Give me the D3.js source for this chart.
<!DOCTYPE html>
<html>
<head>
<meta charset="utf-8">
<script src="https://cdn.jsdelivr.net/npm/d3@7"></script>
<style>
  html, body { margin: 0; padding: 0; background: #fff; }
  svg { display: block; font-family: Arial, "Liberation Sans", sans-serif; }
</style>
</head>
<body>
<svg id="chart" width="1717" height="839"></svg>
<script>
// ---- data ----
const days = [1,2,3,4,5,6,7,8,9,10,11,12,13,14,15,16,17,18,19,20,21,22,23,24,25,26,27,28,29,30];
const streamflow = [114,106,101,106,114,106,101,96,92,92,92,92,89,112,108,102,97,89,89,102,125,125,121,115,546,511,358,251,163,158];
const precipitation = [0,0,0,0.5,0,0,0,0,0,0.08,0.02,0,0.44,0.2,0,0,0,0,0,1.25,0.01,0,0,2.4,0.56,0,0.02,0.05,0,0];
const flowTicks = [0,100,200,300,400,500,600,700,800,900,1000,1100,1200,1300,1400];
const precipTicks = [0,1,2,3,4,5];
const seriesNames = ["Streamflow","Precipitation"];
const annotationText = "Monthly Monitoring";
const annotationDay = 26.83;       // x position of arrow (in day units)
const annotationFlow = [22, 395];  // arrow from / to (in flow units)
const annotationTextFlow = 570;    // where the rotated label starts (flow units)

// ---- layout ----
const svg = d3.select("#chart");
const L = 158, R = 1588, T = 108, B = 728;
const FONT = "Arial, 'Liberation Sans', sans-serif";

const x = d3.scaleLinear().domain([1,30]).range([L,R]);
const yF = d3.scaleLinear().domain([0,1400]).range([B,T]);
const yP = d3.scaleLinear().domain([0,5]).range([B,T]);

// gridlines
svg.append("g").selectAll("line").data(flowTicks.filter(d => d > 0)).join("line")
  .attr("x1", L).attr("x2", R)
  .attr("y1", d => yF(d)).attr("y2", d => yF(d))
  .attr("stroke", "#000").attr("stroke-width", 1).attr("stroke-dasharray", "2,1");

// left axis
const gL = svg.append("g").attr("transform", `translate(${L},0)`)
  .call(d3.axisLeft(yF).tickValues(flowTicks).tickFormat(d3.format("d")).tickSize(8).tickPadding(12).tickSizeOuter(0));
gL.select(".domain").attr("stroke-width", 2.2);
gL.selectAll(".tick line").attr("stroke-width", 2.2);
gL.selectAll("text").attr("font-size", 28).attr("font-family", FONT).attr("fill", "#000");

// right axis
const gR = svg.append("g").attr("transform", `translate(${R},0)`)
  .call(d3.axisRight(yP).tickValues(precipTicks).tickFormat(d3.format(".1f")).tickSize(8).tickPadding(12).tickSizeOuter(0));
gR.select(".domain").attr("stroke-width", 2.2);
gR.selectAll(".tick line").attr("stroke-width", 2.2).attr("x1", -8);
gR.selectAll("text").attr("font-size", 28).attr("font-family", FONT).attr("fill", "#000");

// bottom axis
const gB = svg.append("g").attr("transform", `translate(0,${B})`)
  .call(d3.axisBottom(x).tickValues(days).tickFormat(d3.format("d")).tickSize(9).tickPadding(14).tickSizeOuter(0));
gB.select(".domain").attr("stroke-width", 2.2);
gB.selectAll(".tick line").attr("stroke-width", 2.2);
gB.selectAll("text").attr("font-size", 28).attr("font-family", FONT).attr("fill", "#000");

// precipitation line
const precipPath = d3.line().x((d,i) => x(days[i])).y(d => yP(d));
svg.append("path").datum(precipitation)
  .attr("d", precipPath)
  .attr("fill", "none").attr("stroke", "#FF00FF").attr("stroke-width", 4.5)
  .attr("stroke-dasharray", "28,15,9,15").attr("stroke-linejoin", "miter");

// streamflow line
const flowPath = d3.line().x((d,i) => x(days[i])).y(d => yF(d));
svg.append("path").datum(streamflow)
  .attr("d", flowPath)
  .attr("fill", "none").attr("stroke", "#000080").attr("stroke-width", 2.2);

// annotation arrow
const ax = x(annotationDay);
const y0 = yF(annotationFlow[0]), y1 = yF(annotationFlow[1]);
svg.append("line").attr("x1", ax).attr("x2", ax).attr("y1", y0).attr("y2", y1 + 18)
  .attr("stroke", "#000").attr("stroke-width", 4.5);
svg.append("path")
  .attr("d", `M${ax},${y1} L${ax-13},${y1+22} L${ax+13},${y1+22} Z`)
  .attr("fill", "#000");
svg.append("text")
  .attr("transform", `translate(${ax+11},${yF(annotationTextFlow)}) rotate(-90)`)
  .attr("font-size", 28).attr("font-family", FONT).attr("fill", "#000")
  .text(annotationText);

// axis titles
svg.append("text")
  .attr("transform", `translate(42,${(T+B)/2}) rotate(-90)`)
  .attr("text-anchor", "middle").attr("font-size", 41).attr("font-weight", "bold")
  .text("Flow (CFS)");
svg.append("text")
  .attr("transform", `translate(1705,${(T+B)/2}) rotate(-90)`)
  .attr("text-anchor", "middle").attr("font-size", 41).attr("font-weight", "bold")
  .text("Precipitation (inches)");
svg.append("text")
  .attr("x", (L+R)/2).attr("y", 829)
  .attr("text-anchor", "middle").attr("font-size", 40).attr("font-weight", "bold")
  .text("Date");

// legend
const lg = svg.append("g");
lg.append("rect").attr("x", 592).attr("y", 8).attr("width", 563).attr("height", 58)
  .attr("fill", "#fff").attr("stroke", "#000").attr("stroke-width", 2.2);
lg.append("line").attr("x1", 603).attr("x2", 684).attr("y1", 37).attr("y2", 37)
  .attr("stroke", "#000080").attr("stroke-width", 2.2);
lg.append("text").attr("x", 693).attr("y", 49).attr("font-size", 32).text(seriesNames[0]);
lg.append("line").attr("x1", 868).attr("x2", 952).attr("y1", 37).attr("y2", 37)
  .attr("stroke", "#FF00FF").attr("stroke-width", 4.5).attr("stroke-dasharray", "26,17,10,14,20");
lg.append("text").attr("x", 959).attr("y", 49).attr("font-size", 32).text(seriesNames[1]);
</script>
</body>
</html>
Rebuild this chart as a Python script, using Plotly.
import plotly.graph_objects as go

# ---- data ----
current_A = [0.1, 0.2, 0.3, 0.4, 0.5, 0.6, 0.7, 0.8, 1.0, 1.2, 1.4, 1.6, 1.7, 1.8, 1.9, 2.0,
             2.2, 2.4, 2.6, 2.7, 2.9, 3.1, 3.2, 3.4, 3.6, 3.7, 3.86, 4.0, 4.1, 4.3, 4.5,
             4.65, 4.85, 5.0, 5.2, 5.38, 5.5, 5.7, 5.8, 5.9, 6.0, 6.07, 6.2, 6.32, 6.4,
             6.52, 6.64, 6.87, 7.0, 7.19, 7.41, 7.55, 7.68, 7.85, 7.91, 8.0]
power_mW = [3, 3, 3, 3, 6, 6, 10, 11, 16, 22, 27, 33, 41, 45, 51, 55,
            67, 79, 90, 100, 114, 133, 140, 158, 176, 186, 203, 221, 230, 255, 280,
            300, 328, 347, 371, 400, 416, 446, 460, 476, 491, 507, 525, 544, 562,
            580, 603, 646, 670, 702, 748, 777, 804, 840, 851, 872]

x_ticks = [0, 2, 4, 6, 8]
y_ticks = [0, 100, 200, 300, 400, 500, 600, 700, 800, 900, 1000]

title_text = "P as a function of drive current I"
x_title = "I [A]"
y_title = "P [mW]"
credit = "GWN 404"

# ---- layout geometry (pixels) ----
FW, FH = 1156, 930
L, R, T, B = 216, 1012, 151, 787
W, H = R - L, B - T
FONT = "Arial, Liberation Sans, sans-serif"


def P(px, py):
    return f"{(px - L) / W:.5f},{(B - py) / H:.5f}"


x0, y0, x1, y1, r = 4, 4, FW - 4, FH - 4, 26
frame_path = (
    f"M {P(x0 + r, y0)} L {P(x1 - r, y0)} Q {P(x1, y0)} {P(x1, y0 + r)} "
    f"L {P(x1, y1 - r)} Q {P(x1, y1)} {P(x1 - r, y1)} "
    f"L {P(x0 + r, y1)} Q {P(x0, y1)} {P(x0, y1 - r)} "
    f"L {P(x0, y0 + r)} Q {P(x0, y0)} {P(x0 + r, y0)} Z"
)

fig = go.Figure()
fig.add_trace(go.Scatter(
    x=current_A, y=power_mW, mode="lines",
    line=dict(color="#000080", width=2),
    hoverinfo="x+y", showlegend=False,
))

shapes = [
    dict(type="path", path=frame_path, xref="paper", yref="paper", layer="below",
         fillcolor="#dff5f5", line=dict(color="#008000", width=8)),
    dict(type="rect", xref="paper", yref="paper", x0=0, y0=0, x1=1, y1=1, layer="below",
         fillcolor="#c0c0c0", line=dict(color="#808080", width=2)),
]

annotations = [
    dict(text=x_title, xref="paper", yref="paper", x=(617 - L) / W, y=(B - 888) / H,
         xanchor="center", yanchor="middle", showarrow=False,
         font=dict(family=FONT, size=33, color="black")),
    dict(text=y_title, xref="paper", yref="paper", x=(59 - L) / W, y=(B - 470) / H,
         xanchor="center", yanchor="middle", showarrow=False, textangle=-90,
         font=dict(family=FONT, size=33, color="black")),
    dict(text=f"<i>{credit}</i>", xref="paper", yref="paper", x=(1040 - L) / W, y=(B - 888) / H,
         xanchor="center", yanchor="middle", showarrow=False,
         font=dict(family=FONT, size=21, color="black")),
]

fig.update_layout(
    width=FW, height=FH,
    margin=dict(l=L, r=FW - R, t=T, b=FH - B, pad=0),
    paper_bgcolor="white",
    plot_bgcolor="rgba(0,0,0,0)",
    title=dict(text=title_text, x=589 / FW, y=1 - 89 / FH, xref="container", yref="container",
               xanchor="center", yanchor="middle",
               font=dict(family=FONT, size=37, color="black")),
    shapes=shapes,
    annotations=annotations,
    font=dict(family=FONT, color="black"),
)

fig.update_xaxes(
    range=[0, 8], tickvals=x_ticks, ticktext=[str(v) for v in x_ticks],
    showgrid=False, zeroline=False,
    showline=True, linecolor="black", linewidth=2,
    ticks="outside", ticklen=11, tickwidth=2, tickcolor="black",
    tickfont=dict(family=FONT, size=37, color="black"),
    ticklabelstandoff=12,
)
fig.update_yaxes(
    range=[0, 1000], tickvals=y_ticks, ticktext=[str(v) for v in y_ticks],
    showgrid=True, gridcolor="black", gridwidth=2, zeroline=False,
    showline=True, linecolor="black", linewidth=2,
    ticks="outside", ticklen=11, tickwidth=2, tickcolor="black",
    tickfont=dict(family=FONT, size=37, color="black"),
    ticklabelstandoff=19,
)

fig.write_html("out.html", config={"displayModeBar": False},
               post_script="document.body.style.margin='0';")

══════════

Given exercise:
Reproduce exactly, and only, the lines from the one that contains "Rebuild this chart" down to the one that contains "import plotly.graph_objects as go", both ends included.

Result of the task:
Rebuild this chart as a Python script, using Plotly.
import plotly.graph_objects as go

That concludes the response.